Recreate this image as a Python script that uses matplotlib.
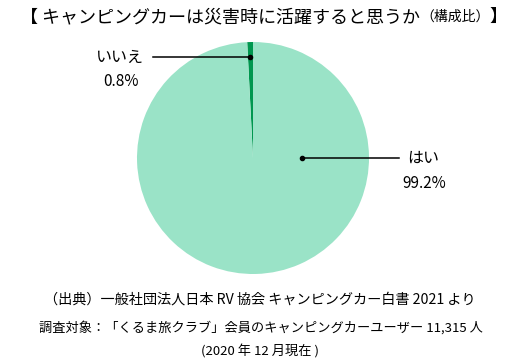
...
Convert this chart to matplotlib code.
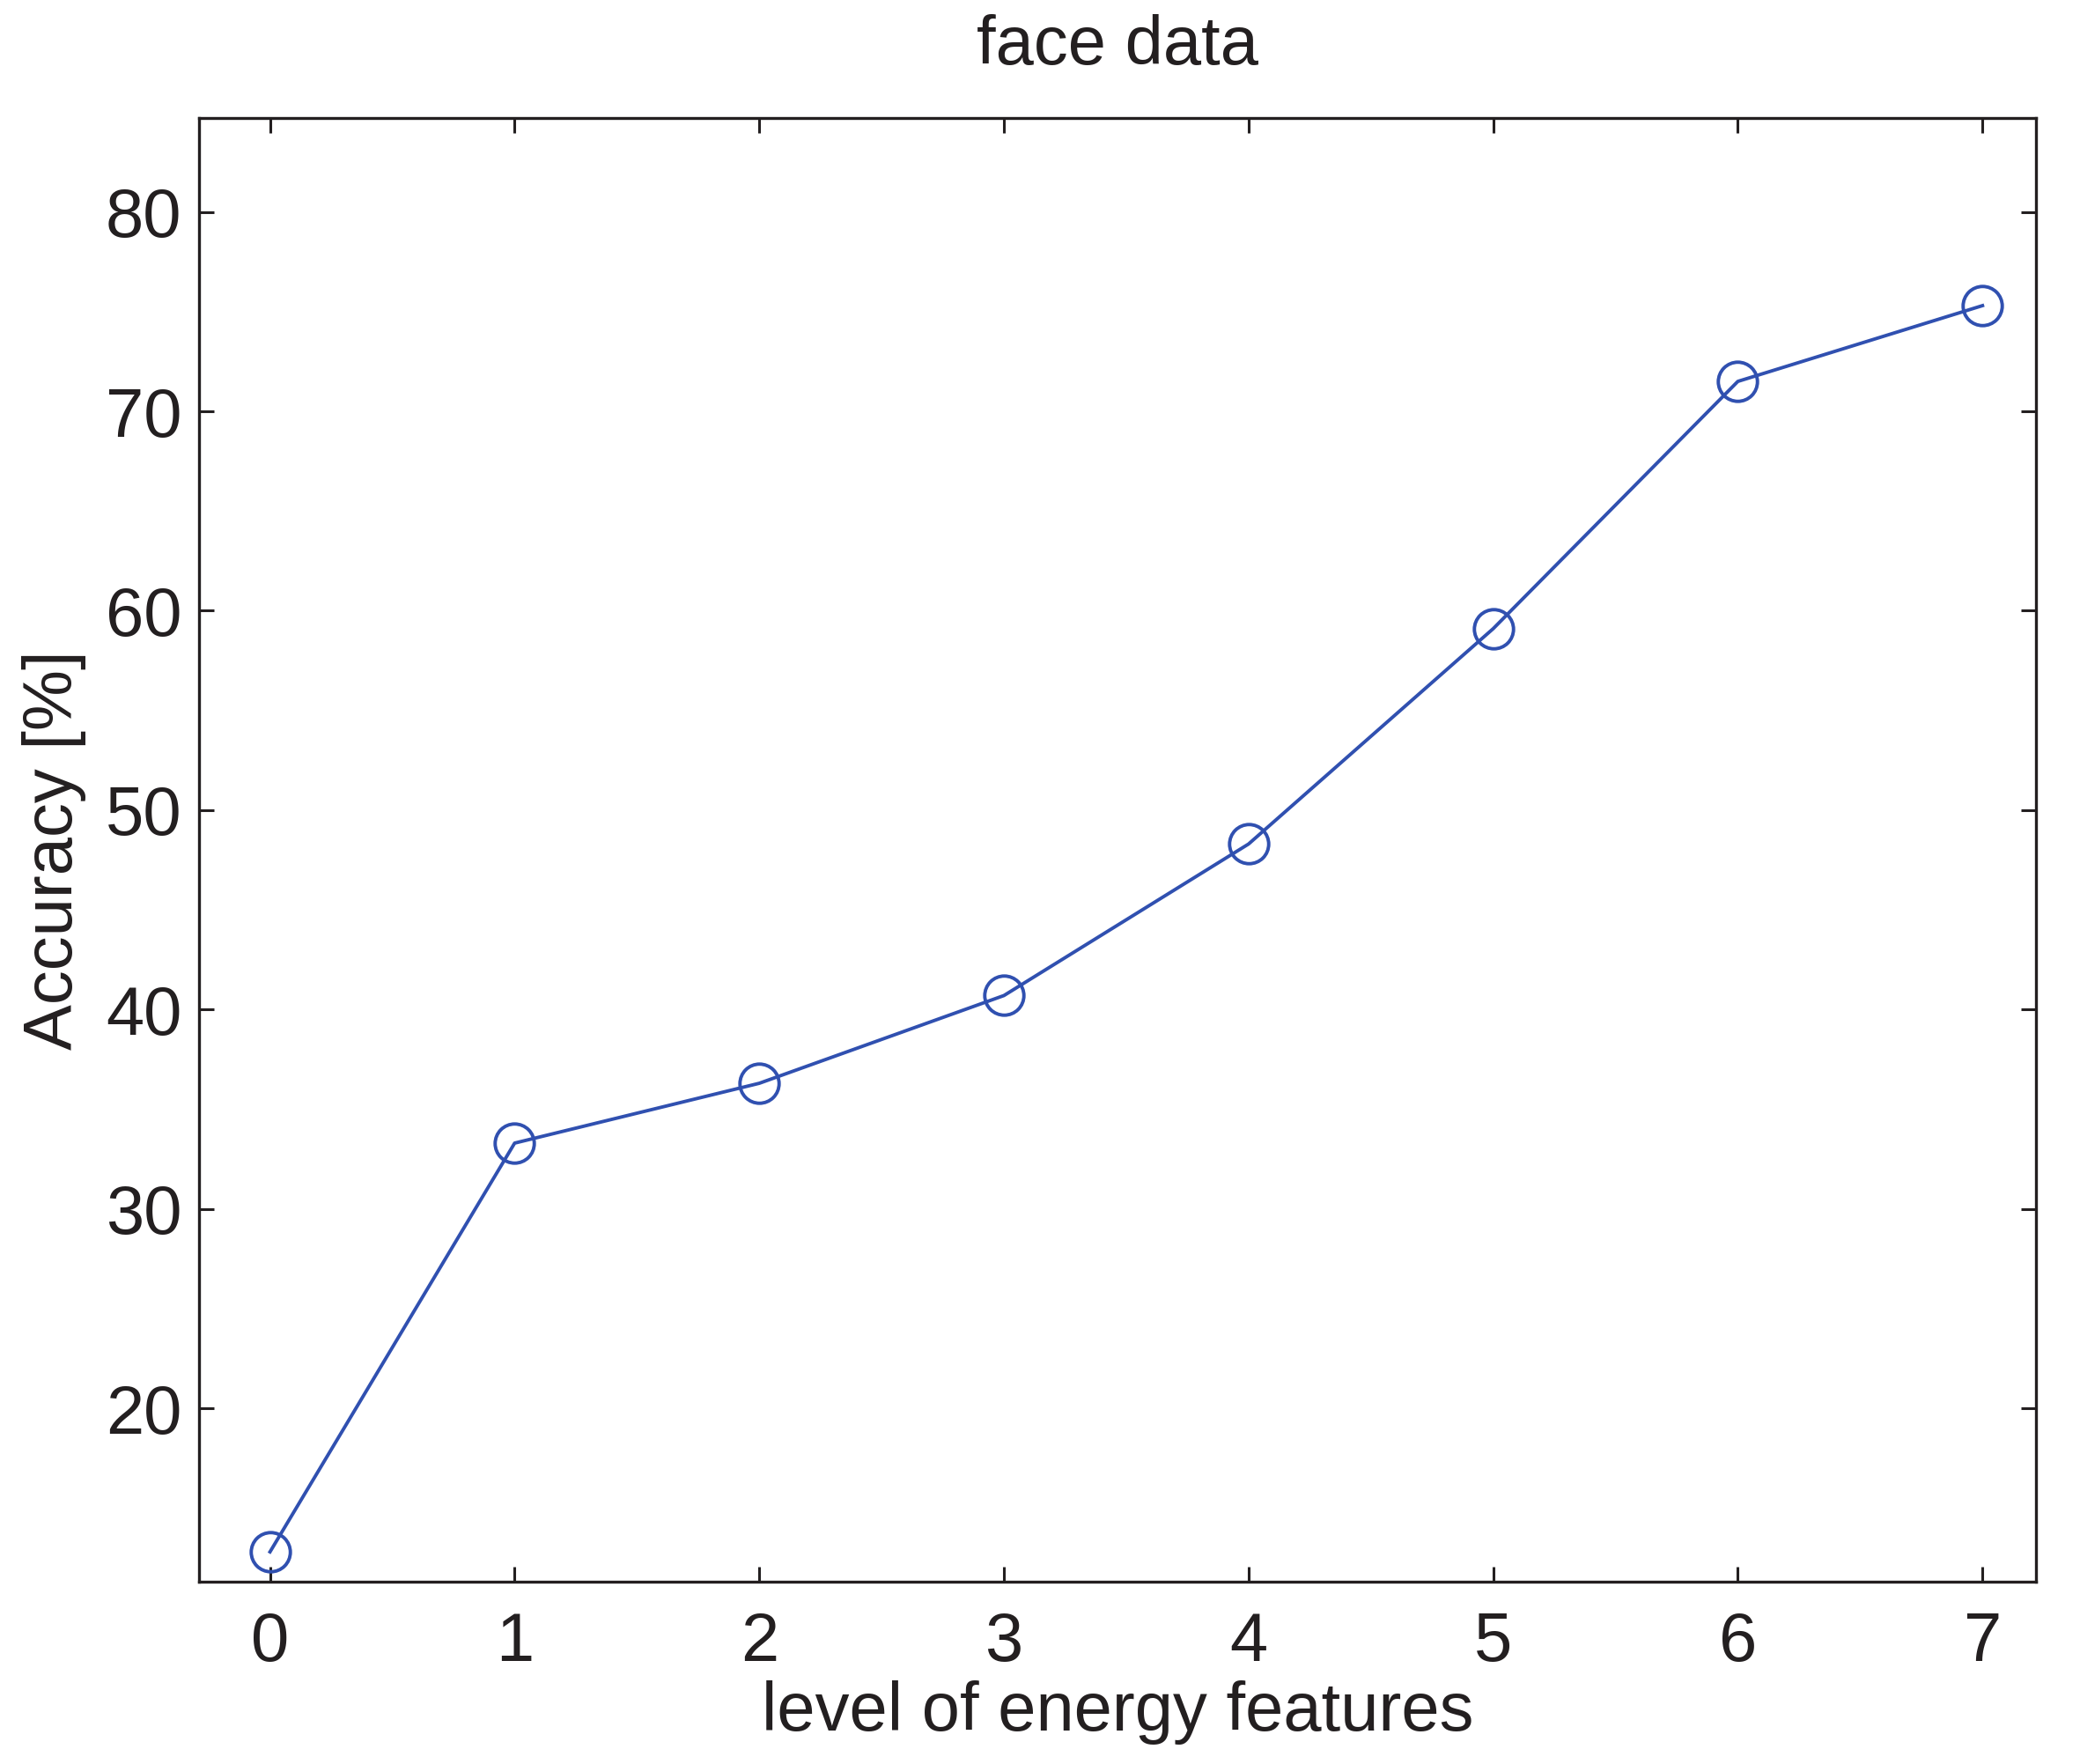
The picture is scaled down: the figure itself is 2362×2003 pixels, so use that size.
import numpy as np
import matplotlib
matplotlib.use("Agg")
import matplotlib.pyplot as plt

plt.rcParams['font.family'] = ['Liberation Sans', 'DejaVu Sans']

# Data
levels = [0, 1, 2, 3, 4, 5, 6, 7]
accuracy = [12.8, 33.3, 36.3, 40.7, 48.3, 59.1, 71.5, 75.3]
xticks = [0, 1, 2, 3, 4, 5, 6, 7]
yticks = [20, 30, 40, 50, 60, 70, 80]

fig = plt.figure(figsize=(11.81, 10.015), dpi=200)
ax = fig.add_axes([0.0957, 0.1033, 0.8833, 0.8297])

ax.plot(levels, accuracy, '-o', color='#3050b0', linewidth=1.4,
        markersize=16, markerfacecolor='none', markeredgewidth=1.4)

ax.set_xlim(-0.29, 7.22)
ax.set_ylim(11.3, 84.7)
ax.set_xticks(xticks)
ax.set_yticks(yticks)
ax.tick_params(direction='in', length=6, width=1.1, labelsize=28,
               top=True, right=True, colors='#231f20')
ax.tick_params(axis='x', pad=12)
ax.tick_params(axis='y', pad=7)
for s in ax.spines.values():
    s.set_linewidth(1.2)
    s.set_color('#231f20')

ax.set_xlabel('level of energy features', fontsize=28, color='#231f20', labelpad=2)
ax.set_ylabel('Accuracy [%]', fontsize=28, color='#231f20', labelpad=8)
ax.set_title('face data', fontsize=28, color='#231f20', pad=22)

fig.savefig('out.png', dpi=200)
==
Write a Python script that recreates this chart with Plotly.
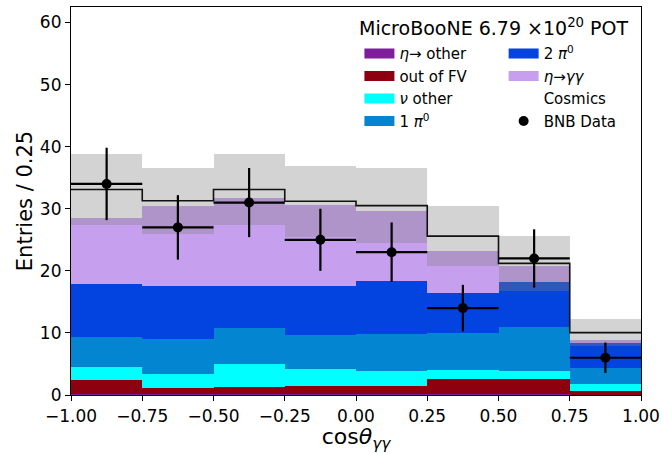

(Written problem) Keep the pictures out, and extract only the lines that begin at the one containing "Convert this chart to matplotlib code." and end at the one containing "fig.savefig('out.png', dpi=200)", inclusive.

(Exercise output)
Convert this chart to matplotlib code.
The picture is scaled down: the figure itself is 2362×2003 pixels, so use that size.
import numpy as np
import matplotlib
matplotlib.use("Agg")
import matplotlib.pyplot as plt

plt.rcParams['font.family'] = ['Liberation Sans', 'DejaVu Sans']

# Data
levels = [0, 1, 2, 3, 4, 5, 6, 7]
accuracy = [12.8, 33.3, 36.3, 40.7, 48.3, 59.1, 71.5, 75.3]
xticks = [0, 1, 2, 3, 4, 5, 6, 7]
yticks = [20, 30, 40, 50, 60, 70, 80]

fig = plt.figure(figsize=(11.81, 10.015), dpi=200)
ax = fig.add_axes([0.0957, 0.1033, 0.8833, 0.8297])

ax.plot(levels, accuracy, '-o', color='#3050b0', linewidth=1.4,
        markersize=16, markerfacecolor='none', markeredgewidth=1.4)

ax.set_xlim(-0.29, 7.22)
ax.set_ylim(11.3, 84.7)
ax.set_xticks(xticks)
ax.set_yticks(yticks)
ax.tick_params(direction='in', length=6, width=1.1, labelsize=28,
               top=True, right=True, colors='#231f20')
ax.tick_params(axis='x', pad=12)
ax.tick_params(axis='y', pad=7)
for s in ax.spines.values():
    s.set_linewidth(1.2)
    s.set_color('#231f20')

ax.set_xlabel('level of energy features', fontsize=28, color='#231f20', labelpad=2)
ax.set_ylabel('Accuracy [%]', fontsize=28, color='#231f20', labelpad=8)
ax.set_title('face data', fontsize=28, color='#231f20', pad=22)

fig.savefig('out.png', dpi=200)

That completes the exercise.